In Mitchell’s novel which is the basis of the movie, Mammy was the gatekeeper. The modern day Mammy figures are not necessarily fat and old. There are many of them who are considered successful in their jobs. In their role as Mammy, they are ready to chastise or use nefarious means to silence those “uppity negroes” who dare challenge the white folks. The modern day Mammy, like her male counterpart, Uncle Tom (named after the mythical character from Uncle Tom’s Cabin), is not a myth. She is indeed the gatekeeper who grins and laughs incessantly to make white people feel comfortable. She is the loyal, ultimate colonized mind, not involved with her community but used by her masters as a spokesperson for her community. It is essential to her survival that she is never perceived as “the angry black woman.” Her role is also to sound the alarm, “the Negroes are restless, they are tying to take over, what is we gwine do Massa?”

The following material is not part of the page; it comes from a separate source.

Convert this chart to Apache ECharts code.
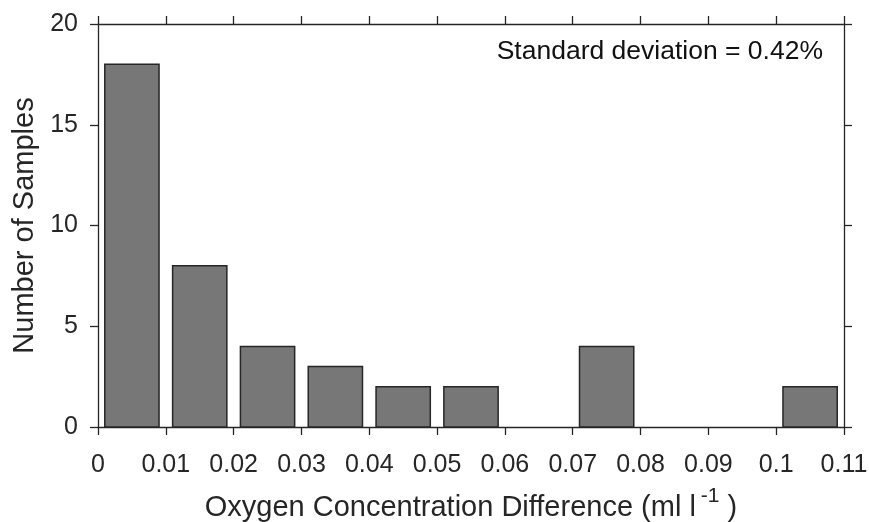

In 1939 and 1940, the African American press and civil rights organizations protested the making of the movie Gone With the Wind. The National Association for the Advancement of Colored People (NAACP) and the Pittsburgh Courier, one of the most influential African American publications protested and organized boycotts of the movie. African American journalist Benjamin J. Davis wrote a review titled “Gone With the Wind–an Insidious Glorification of the Slave Market.” William L. Patterson, in an article published in the Chicago Defender (an African American newspaper) on January 6th, 1940 wrote; “Gone With the Wind” has made the Negro man a grotesque and ravishing beast. It has made Negro womanhood a wanton wench ready to accept the advances of any man. Trinidad born Pan Africanist George Padmore, also writing for the Chicago Defender wrote an article about African American boycott of the film on February 3, 1940. In “multicultural” Toronto, in 2008, the authorities responsible for choosing the movies shown at Yonge-Dundas Square saw fit to screen Gone With the Wind, with its white supremacist story line that among other things, glorified the Ku Klux Klan and portrayed some of the most virulent stereotypes of Africans.